The Securities and Exchange Commission (SEC) announced that it has scheduled an open meeting on June 5 to consider pending rulemaking related to the relationship of broker-dealers and investment advisers with their customers stemming from proposed Regulation Best Interest, and addressing the standard of care that investors should receive from broker-dealers and investment advisers.
The matters that the SEC intends to consider include:
- Whether to adopt new rule Regulation Best Interest, which would establish a standard of conduct for broker-dealers and natural persons who are associated persons of a broker-dealer when making a recommendation to a retail customer of any securities transaction or investment strategy involving securities.
- Whether to adopt Form CRS Relationship Summary, which would require registered investment advisers and registered broker-dealers to provide a brief relationship summary to retail investors.

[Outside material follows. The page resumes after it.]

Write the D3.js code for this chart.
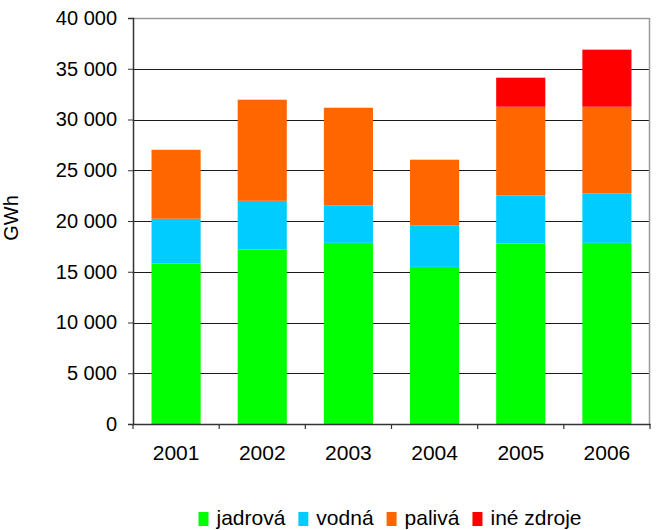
<!DOCTYPE html>
<html>
<head>
<meta charset="utf-8">
<script src="https://cdn.jsdelivr.net/npm/d3@7"></script>
<style>
  html, body { margin: 0; padding: 0; background: #fff; }
  svg { display: block; font-family: "Liberation Sans", Arial, sans-serif; }
</style>
</head>
<body>
<svg id="chart" width="659" height="530"></svg>
<script>
// ---- data ----
const years = ["2001", "2002", "2003", "2004", "2005", "2006"];
const seriesNames = ["jadrová", "vodná", "palivá", "iné zdroje"];
const jadrova = [15810, 17190, 17850, 15480, 17780, 17850];
const vodna   = [4410, 4800, 3680, 4080, 4740, 4860];
const paliva  = [6800, 9960, 9630, 6480, 8740, 8550];
const ine     = [0, 0, 0, 0, 2860, 5620];
const yTicks  = [0, 5000, 10000, 15000, 20000, 25000, 30000, 35000, 40000];
const seriesColors = ["#00FF00", "#00CCFF", "#FF6600", "#FF0000"];
const yTitle = "GWh";

// ---- layout ----
const svg = d3.select("#chart");
const mLeft = 133, mRight = 650, mTop = 18, mBottom = 424;

const rows = years.map((yr, i) => ({
  year: yr,
  "jadrová": jadrova[i], "vodná": vodna[i], "palivá": paliva[i], "iné zdroje": ine[i]
}));
const stack = d3.stack().keys(seriesNames)(rows);

const x = d3.scaleBand().domain(years).range([mLeft, mRight])
  .paddingInner(0.43).paddingOuter(0.215);
const y = d3.scaleLinear().domain([0, 40000]).range([mBottom, mTop]);
const color = d3.scaleOrdinal().domain(seriesNames).range(seriesColors);

const locale = d3.formatLocale({ decimal: ",", thousands: " ", grouping: [3], currency: ["", ""] });
const fmt = locale.format(",");

// gridlines
svg.append("g").selectAll("line")
  .data(yTicks.filter(t => t > 0 && t < 40000))
  .join("line")
  .attr("x1", mLeft).attr("x2", mRight)
  .attr("y1", d => Math.round(y(d)) + 0.5).attr("y2", d => Math.round(y(d)) + 0.5)
  .attr("stroke", "#1a1a1a").attr("stroke-width", 1.2);

// plot border (top and right, gray)
svg.append("path")
  .attr("d", `M${mLeft},${Math.round(y(40000)) + 0.5}H${mRight - 0.5}V${mBottom}`)
  .attr("fill", "none").attr("stroke", "#9a9a9a").attr("stroke-width", 1.5);

// bars
svg.append("g").selectAll("g")
  .data(stack).join("g")
  .attr("fill", d => color(d.key))
  .selectAll("rect")
  .data(d => d).join("rect")
  .attr("x", d => x(d.data.year))
  .attr("width", x.bandwidth())
  .attr("y", d => y(d[1]))
  .attr("height", d => y(d[0]) - y(d[1]));

// y axis
const yAxis = svg.append("g")
  .attr("transform", `translate(${mLeft},0)`)
  .call(d3.axisLeft(y).tickValues(yTicks).tickFormat(fmt).tickSize(5).tickPadding(11));
yAxis.select(".domain").attr("stroke", "#333").attr("stroke-width", 1.5);
yAxis.selectAll(".tick line").attr("stroke", "#333");
yAxis.selectAll("text").attr("font-size", 20).attr("fill", "#000")
  .attr("font-family", "'Liberation Sans', Arial, sans-serif");

// x axis
const xAxis = svg.append("g")
  .attr("transform", `translate(0,${mBottom})`)
  .call(d3.axisBottom(x).tickSize(0).tickPadding(21));
xAxis.select(".domain").attr("stroke", "#333").attr("stroke-width", 1.5);
xAxis.selectAll("text").attr("font-size", 21).attr("fill", "#000")
  .attr("font-family", "'Liberation Sans', Arial, sans-serif");
// category boundary ticks
const bounds = years.map(yr => x(yr) - x.step() * x.paddingInner() / 2).concat([mRight]);
xAxis.append("g").selectAll("line").data(bounds).join("line")
  .attr("x1", d => d).attr("x2", d => d).attr("y1", 0).attr("y2", 5)
  .attr("stroke", "#333").attr("stroke-width", 1.2);

// y title
svg.append("text")
  .attr("transform", `translate(18,218) rotate(-90)`)
  .attr("text-anchor", "middle")
  .attr("font-size", 20)
  .text(yTitle);

// legend
const legend = svg.append("g");
const items = legend.selectAll("g").data(seriesNames).join("g");
items.append("rect").attr("width", 10).attr("height", 14).attr("y", -13)
  .attr("fill", d => color(d));
items.append("text").attr("x", 18).attr("font-size", 21).text(d => d);
let cx = 0;
const offsets = [];
items.each(function () {
  offsets.push(cx);
  const w = d3.select(this).select("text").node().getComputedTextLength();
  cx += 18 + w + 13;
});
const totalW = cx - 13;
const startX = 390 - totalW / 2;
items.attr("transform", (d, i) => `translate(${startX + offsets[i]},525)`);
</script>
</body>
</html>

Additionally, the SEC intends to consider whether to publish an interpretation of the standard of conduct for investment advisers and an interpretation of the “solely incidental” prong of Section 202(a)(11)(C) of the Investment Advisers Act of 1940.
The proposed meeting is a clear signal from the SEC that the long awaited, and much discussed alternative to the failed Department of Labor’s fiduciary rule, is ready to be released to the financial industry. To this end, it is anticipated that the impact of Regulation Best Interest will be felt relatively soon by the industry after the roll out of the proposed rules and interpretations.